/wordle

Finding optimal play in the game of wordle

Primary LanguageC++MIT LicenseMIT

The programs wordle and wordle-hard evaluate how good, on average, different words are as first guesses in the game of Wordle. See http://sonorouschocolate.com/notes/index.php?title=The_best_strategies_for_Wordle for some results and a brief description.

Example usage (each can also apply to wordle-hard):

wordle -n10
Try to find the best starting word, restricting to the top 10 choices of words at each stage. This is a reduced search which will find an upper bound (7999) for the best score (lower=better).

wordle -n100
Same but use 100 words at each stage. This will find the best word, SALET, and the upper bound it returns, 7920, happens to be the correct value, but it hasn't proved either of these.

wordle -n100
Same but use 100 words at each stage.

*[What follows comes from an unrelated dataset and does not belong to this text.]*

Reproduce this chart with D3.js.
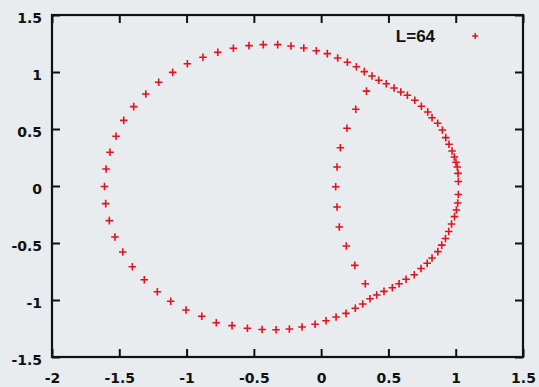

This will find the best word, SALET, and the upper bound it returns, 7920, happens to be the correct value, but it hasn't proved either of these.

wordle -n100 -g5
As above but restrict to a maximum of five guesses.

wordle -n13000
Use all words at each stage (because 13000 is >= 12972, the number of test words), so this finds the best word with proof, but it will take a long time to run (probably days). See below for how to share out this work over different cores.

wordle -n100 -s
Same as wordle -n100, except that all first words are fully evaluated, rather than just lower bounds on most of them.
In practice -n100 will give very accurate upper bounds. The majority of answers will be correct, and of those than aren't, the majority will only be 1 too high, etc..
The summary output from this run can be found in the file normal.n100.

wordle -n13000 -w raise
Fully evaluate the single first choice worse "raise".
This typically takes seconds (for first choice words other than "raise"), but can take several hours for a really bad first choice word, such as "qajaq".

wordle -n13000 -w raise -p tree.txt
As above, but also print out the strategy tree in the file tree.txt.

wordle -n13000 -w qajaq b 7920
Evaluate the single first choice worse "qajaq" where we don't care if the result is bigger than 7920.

wordle -n13000 -t normal.n100
Evaluate all first choice words from the file normal.n100 in that order(instead of the algorithm making up its own order to evaluate).

wordle -n13000 -s -b7951 -t normal.n100
As above but where the score cutoff is fixed at 7951 rather than derived from the best word found so far. This will make it faster to evaluate some of the harder words, though it will only return an answer of the form ">=7951".
This search will give a (proven) list of the top 10 words, because there are 10 that score below 7951.

wordle -n13000 -s -b7951 -t normal.n100,3,12
As above, but only use lines 3, 15, 27, ... (in steps of 12; first line counts as 0). This is a useful mode for parallelising over different cores/CPUs.